Data shown
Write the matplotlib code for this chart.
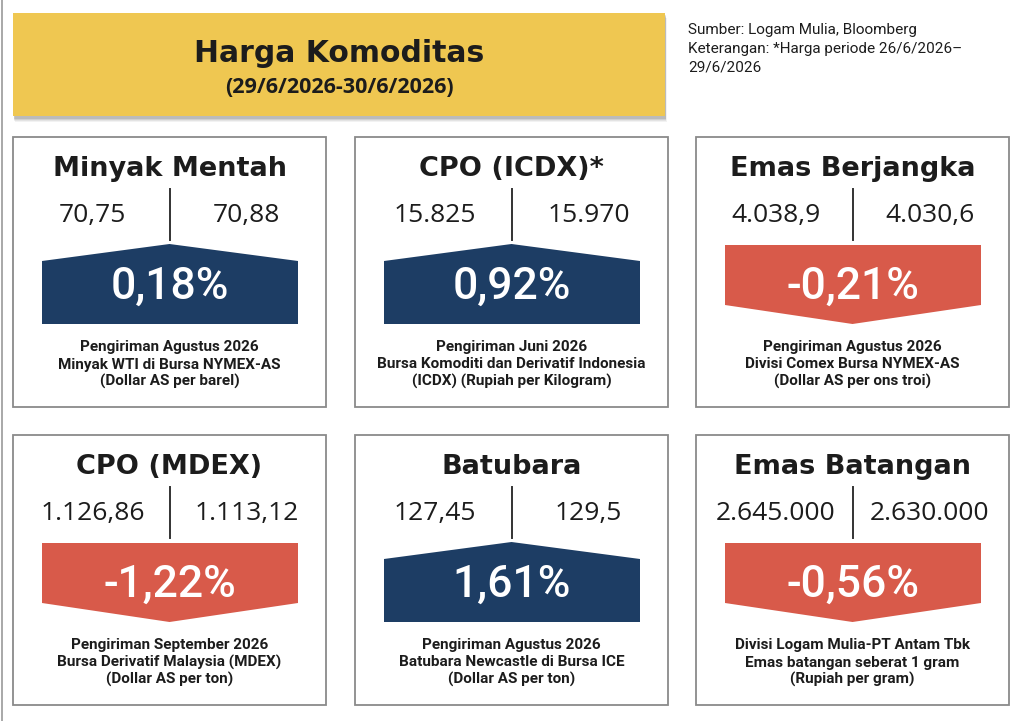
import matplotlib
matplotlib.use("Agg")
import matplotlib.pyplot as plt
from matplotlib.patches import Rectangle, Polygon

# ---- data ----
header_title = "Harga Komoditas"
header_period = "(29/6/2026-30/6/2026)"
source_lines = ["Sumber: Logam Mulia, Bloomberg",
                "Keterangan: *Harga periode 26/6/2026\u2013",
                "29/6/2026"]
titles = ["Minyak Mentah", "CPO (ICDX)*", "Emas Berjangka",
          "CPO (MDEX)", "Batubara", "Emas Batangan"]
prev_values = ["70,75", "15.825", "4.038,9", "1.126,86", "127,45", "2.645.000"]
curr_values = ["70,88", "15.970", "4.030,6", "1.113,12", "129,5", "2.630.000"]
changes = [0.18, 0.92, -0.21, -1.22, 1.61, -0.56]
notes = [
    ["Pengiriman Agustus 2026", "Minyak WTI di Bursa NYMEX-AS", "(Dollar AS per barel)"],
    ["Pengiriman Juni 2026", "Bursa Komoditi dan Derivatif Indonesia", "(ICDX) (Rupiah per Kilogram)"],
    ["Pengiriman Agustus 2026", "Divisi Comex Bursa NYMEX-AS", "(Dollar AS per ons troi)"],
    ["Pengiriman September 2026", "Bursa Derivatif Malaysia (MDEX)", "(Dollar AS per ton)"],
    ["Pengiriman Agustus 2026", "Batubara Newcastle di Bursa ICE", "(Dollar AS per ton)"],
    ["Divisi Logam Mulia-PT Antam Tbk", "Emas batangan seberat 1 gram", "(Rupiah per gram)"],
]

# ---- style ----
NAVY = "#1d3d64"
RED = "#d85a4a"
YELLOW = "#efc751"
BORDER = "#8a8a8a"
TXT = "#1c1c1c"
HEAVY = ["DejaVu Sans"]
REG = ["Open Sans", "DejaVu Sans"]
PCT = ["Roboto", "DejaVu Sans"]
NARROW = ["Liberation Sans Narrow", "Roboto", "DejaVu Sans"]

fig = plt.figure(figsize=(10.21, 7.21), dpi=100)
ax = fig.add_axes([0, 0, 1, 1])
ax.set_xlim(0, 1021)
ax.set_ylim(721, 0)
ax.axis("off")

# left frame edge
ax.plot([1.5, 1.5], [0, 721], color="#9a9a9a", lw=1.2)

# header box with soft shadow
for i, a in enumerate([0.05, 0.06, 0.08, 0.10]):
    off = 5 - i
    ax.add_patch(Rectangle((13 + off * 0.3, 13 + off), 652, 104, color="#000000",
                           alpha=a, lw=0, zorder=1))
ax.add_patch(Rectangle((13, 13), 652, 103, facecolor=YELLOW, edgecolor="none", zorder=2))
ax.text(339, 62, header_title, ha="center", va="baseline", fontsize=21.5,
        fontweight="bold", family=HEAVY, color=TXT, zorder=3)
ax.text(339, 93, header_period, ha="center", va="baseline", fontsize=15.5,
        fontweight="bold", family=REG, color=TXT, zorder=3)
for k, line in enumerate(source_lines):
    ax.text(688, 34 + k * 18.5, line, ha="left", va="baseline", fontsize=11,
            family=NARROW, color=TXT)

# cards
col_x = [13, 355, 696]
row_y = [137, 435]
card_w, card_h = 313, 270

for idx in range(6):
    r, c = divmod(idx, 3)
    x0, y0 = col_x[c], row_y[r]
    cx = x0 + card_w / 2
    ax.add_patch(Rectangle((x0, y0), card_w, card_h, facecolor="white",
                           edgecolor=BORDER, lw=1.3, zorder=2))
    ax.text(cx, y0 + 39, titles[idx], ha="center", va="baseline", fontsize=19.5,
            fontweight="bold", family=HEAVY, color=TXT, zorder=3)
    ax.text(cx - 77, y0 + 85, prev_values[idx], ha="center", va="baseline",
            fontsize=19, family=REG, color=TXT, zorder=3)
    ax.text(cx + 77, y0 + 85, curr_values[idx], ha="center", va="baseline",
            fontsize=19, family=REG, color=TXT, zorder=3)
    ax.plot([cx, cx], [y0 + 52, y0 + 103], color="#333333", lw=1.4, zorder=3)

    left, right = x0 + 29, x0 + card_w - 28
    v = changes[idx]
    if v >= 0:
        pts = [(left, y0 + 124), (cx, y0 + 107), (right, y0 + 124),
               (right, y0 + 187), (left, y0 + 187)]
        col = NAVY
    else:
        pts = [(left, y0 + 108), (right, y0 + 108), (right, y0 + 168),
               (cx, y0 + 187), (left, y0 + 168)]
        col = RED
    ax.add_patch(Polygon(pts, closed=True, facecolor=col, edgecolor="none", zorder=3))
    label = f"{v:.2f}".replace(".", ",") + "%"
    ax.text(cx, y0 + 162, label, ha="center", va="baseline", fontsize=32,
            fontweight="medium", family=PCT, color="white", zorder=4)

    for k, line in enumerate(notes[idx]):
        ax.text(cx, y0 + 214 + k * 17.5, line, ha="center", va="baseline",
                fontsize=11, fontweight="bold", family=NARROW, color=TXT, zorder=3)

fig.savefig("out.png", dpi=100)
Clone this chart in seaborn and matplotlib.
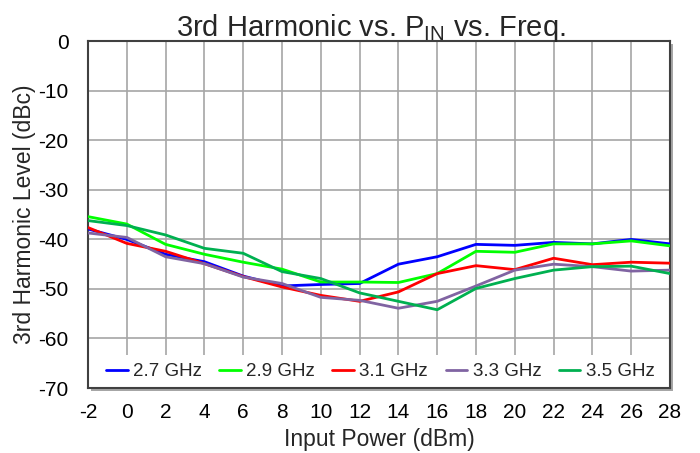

Instructions to follow
Reproduce the material above from its first line through the line containing "from matplotlib.patches import", both ends included, and skip every picture.

Solution for this task
Write the matplotlib code for this chart.
import matplotlib
matplotlib.use("Agg")
import matplotlib.pyplot as plt
from matplotlib.patches import Rectangle, Polygon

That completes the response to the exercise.